[Lines of data]

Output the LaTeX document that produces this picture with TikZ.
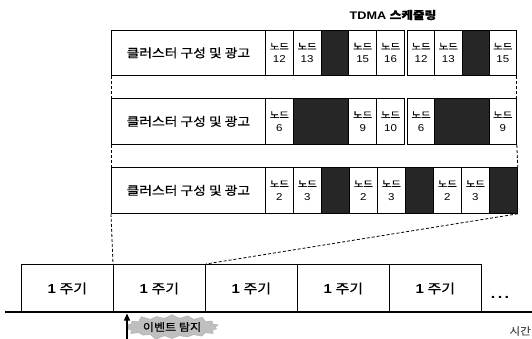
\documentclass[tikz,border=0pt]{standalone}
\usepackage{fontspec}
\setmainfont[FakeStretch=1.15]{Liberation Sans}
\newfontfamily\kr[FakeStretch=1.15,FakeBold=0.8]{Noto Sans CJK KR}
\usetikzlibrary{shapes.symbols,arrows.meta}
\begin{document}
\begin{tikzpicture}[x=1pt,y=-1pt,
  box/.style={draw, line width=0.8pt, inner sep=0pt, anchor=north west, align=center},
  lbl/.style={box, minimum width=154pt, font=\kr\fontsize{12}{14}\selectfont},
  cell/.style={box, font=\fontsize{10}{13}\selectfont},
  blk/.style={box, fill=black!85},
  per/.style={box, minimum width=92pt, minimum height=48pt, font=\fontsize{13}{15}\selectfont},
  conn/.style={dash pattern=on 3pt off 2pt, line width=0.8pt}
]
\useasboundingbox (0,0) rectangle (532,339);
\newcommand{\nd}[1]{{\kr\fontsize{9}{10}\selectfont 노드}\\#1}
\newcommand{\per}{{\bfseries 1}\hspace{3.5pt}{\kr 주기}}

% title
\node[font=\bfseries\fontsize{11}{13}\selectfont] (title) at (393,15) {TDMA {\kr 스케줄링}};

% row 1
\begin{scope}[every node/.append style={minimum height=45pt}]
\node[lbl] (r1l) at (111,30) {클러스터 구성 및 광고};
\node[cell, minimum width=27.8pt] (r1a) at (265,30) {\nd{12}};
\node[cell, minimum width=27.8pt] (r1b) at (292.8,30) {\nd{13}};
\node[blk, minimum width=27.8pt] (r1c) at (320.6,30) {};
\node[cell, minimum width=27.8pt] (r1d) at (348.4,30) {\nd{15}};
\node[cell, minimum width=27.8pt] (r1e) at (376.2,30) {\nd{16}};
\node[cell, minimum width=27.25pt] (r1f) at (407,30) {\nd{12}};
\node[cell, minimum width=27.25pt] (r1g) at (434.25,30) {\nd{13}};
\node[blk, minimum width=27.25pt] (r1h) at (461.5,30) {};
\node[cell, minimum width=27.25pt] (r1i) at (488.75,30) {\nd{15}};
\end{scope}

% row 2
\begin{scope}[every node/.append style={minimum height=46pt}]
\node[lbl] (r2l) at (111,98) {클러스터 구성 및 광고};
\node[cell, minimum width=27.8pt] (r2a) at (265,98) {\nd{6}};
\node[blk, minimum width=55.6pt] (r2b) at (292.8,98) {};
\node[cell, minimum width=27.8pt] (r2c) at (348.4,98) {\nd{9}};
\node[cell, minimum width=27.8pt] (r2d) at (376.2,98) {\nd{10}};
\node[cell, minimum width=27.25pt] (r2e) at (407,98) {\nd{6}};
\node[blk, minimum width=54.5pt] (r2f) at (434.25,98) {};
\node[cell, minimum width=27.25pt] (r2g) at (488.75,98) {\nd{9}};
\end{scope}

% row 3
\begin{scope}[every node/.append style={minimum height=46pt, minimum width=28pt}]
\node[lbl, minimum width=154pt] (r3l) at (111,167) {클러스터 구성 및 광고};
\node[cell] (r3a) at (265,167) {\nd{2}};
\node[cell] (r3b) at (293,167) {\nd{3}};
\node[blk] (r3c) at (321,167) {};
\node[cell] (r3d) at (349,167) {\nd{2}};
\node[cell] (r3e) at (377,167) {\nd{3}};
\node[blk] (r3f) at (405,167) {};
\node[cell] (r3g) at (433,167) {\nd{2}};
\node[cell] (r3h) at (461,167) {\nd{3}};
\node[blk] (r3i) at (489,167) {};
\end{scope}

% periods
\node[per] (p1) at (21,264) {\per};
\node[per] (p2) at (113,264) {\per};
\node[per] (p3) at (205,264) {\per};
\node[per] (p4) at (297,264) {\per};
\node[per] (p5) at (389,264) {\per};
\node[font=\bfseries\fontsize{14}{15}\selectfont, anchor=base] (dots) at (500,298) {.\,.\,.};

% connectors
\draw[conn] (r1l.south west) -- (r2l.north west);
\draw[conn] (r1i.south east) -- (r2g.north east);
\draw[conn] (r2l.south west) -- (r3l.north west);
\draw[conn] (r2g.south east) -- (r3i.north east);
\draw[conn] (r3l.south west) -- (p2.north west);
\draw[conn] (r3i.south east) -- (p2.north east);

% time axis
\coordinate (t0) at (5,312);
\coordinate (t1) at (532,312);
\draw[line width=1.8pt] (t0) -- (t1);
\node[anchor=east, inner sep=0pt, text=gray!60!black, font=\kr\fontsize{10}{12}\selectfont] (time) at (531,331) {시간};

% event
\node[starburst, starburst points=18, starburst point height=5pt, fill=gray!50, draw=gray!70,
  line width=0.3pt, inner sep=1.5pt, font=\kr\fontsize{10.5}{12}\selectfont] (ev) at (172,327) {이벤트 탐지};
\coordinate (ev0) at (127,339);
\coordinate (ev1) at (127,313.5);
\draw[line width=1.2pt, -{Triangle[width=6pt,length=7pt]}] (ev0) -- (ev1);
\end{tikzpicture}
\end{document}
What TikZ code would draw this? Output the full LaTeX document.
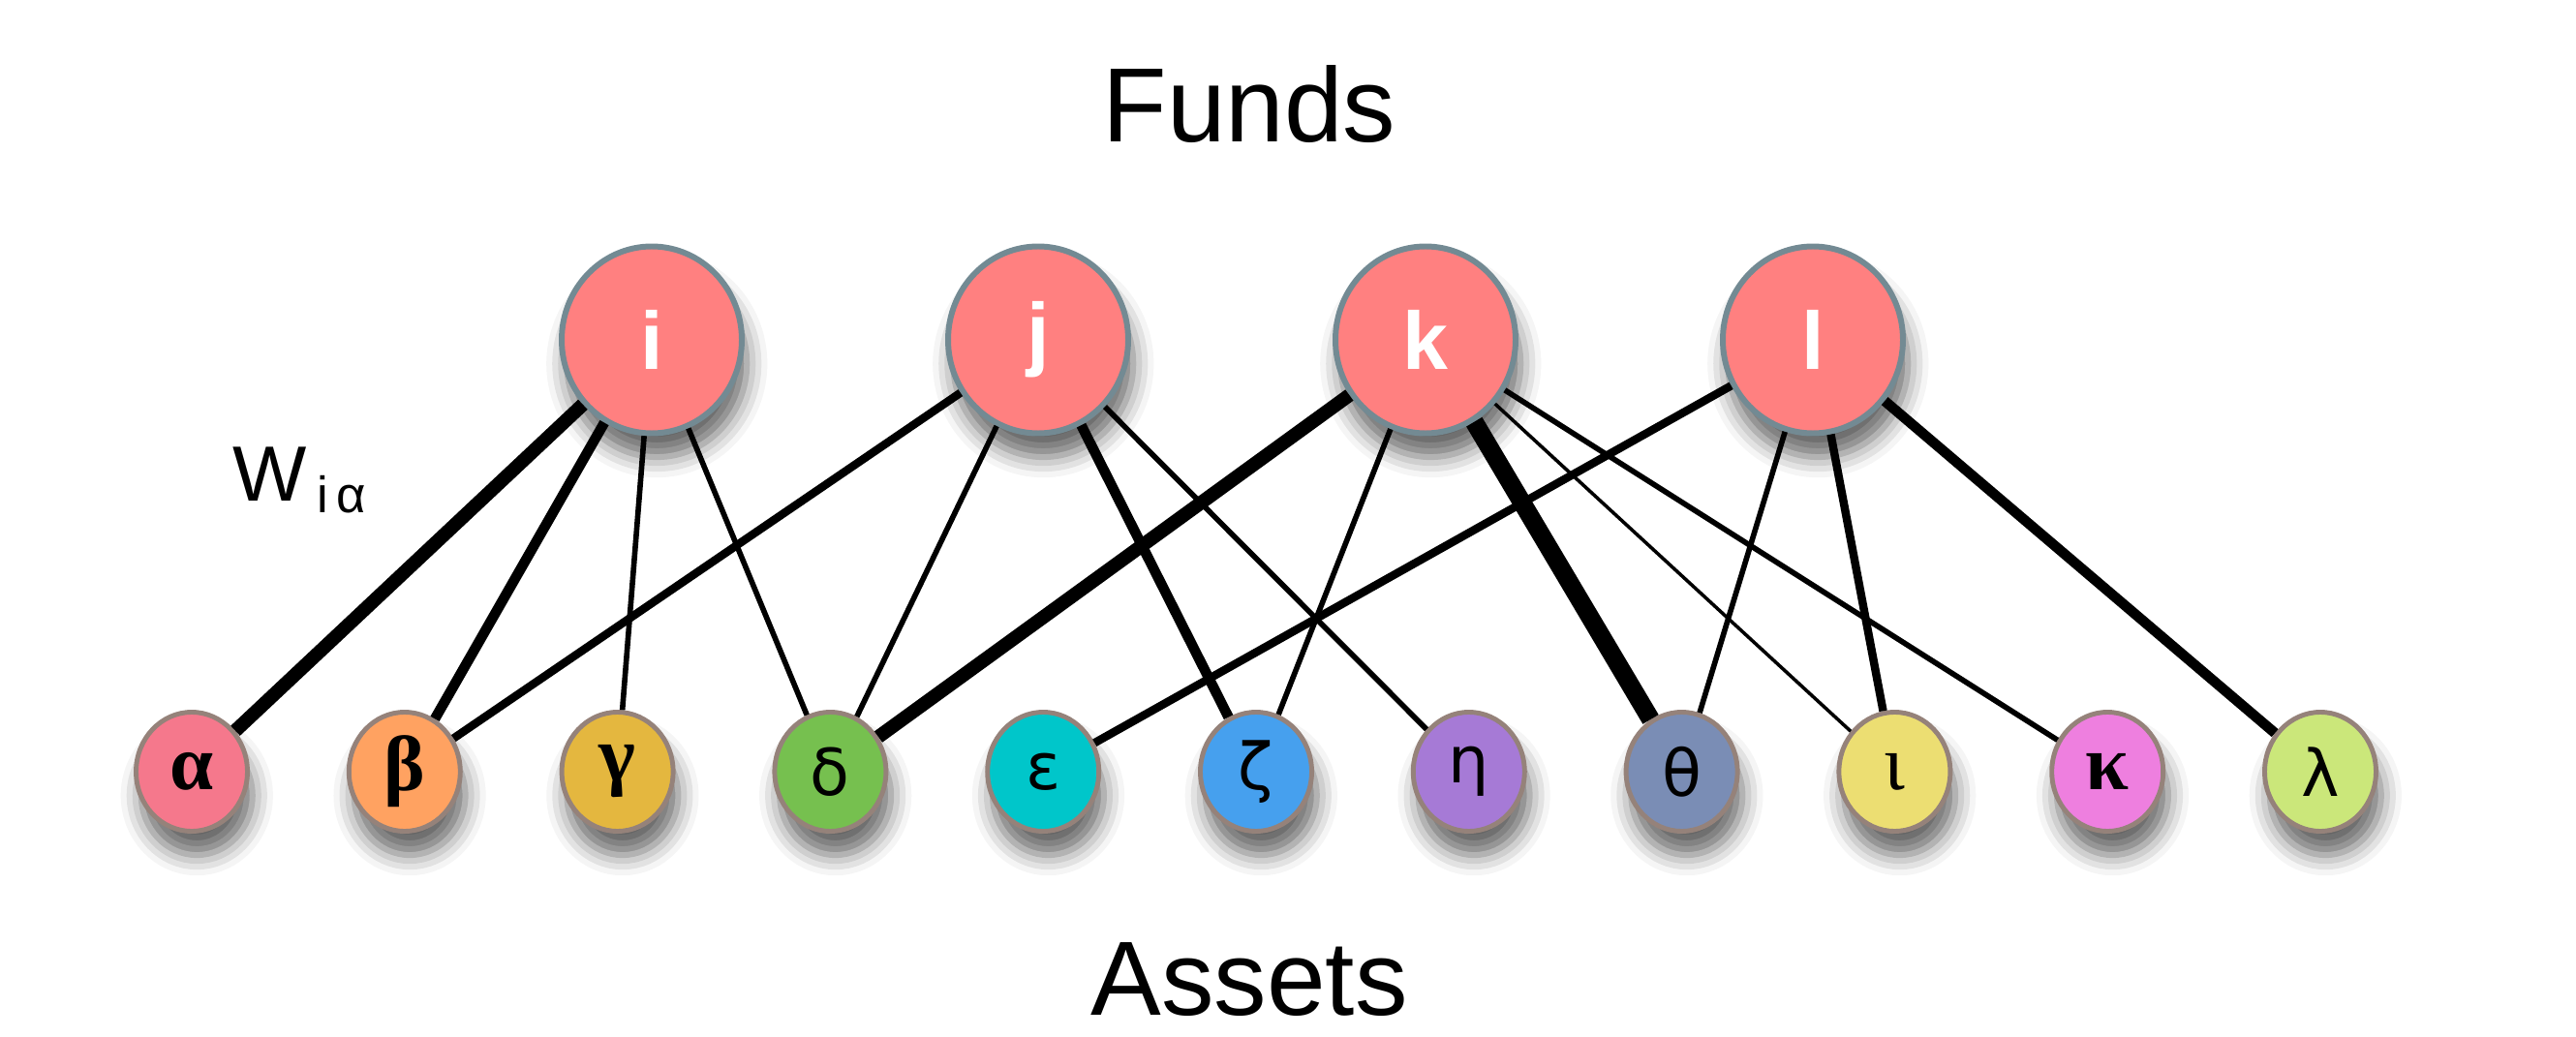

- **Problem description**
Write out the entries above word for word. Do not include the pictures.

- **Output for this exercise**
Output the LaTeX document that produces this picture with TikZ.
\documentclass[tikz,border=0pt]{standalone}
\usepackage{fontspec}
\setmainfont[FakeStretch=1.15]{Liberation Sans}
\newfontfamily\kr[FakeStretch=1.15,FakeBold=0.8]{Noto Sans CJK KR}
\usetikzlibrary{shapes.symbols,arrows.meta}
\begin{document}
\begin{tikzpicture}[x=1pt,y=-1pt,
  box/.style={draw, line width=0.8pt, inner sep=0pt, anchor=north west, align=center},
  lbl/.style={box, minimum width=154pt, font=\kr\fontsize{12}{14}\selectfont},
  cell/.style={box, font=\fontsize{10}{13}\selectfont},
  blk/.style={box, fill=black!85},
  per/.style={box, minimum width=92pt, minimum height=48pt, font=\fontsize{13}{15}\selectfont},
  conn/.style={dash pattern=on 3pt off 2pt, line width=0.8pt}
]
\useasboundingbox (0,0) rectangle (532,339);
\newcommand{\nd}[1]{{\kr\fontsize{9}{10}\selectfont 노드}\\#1}
\newcommand{\per}{{\bfseries 1}\hspace{3.5pt}{\kr 주기}}

% title
\node[font=\bfseries\fontsize{11}{13}\selectfont] (title) at (393,15) {TDMA {\kr 스케줄링}};

% row 1
\begin{scope}[every node/.append style={minimum height=45pt}]
\node[lbl] (r1l) at (111,30) {클러스터 구성 및 광고};
\node[cell, minimum width=27.8pt] (r1a) at (265,30) {\nd{12}};
\node[cell, minimum width=27.8pt] (r1b) at (292.8,30) {\nd{13}};
\node[blk, minimum width=27.8pt] (r1c) at (320.6,30) {};
\node[cell, minimum width=27.8pt] (r1d) at (348.4,30) {\nd{15}};
\node[cell, minimum width=27.8pt] (r1e) at (376.2,30) {\nd{16}};
\node[cell, minimum width=27.25pt] (r1f) at (407,30) {\nd{12}};
\node[cell, minimum width=27.25pt] (r1g) at (434.25,30) {\nd{13}};
\node[blk, minimum width=27.25pt] (r1h) at (461.5,30) {};
\node[cell, minimum width=27.25pt] (r1i) at (488.75,30) {\nd{15}};
\end{scope}

% row 2
\begin{scope}[every node/.append style={minimum height=46pt}]
\node[lbl] (r2l) at (111,98) {클러스터 구성 및 광고};
\node[cell, minimum width=27.8pt] (r2a) at (265,98) {\nd{6}};
\node[blk, minimum width=55.6pt] (r2b) at (292.8,98) {};
\node[cell, minimum width=27.8pt] (r2c) at (348.4,98) {\nd{9}};
\node[cell, minimum width=27.8pt] (r2d) at (376.2,98) {\nd{10}};
\node[cell, minimum width=27.25pt] (r2e) at (407,98) {\nd{6}};
\node[blk, minimum width=54.5pt] (r2f) at (434.25,98) {};
\node[cell, minimum width=27.25pt] (r2g) at (488.75,98) {\nd{9}};
\end{scope}

% row 3
\begin{scope}[every node/.append style={minimum height=46pt, minimum width=28pt}]
\node[lbl, minimum width=154pt] (r3l) at (111,167) {클러스터 구성 및 광고};
\node[cell] (r3a) at (265,167) {\nd{2}};
\node[cell] (r3b) at (293,167) {\nd{3}};
\node[blk] (r3c) at (321,167) {};
\node[cell] (r3d) at (349,167) {\nd{2}};
\node[cell] (r3e) at (377,167) {\nd{3}};
\node[blk] (r3f) at (405,167) {};
\node[cell] (r3g) at (433,167) {\nd{2}};
\node[cell] (r3h) at (461,167) {\nd{3}};
\node[blk] (r3i) at (489,167) {};
\end{scope}

% periods
\node[per] (p1) at (21,264) {\per};
\node[per] (p2) at (113,264) {\per};
\node[per] (p3) at (205,264) {\per};
\node[per] (p4) at (297,264) {\per};
\node[per] (p5) at (389,264) {\per};
\node[font=\bfseries\fontsize{14}{15}\selectfont, anchor=base] (dots) at (500,298) {.\,.\,.};

% connectors
\draw[conn] (r1l.south west) -- (r2l.north west);
\draw[conn] (r1i.south east) -- (r2g.north east);
\draw[conn] (r2l.south west) -- (r3l.north west);
\draw[conn] (r2g.south east) -- (r3i.north east);
\draw[conn] (r3l.south west) -- (p2.north west);
\draw[conn] (r3i.south east) -- (p2.north east);

% time axis
\coordinate (t0) at (5,312);
\coordinate (t1) at (532,312);
\draw[line width=1.8pt] (t0) -- (t1);
\node[anchor=east, inner sep=0pt, text=gray!60!black, font=\kr\fontsize{10}{12}\selectfont] (time) at (531,331) {시간};

% event
\node[starburst, starburst points=18, starburst point height=5pt, fill=gray!50, draw=gray!70,
  line width=0.3pt, inner sep=1.5pt, font=\kr\fontsize{10.5}{12}\selectfont] (ev) at (172,327) {이벤트 탐지};
\coordinate (ev0) at (127,339);
\coordinate (ev1) at (127,313.5);
\draw[line width=1.2pt, -{Triangle[width=6pt,length=7pt]}] (ev0) -- (ev1);
\end{tikzpicture}
\end{document}
What TikZ code would draw this? Output the full LaTeX document.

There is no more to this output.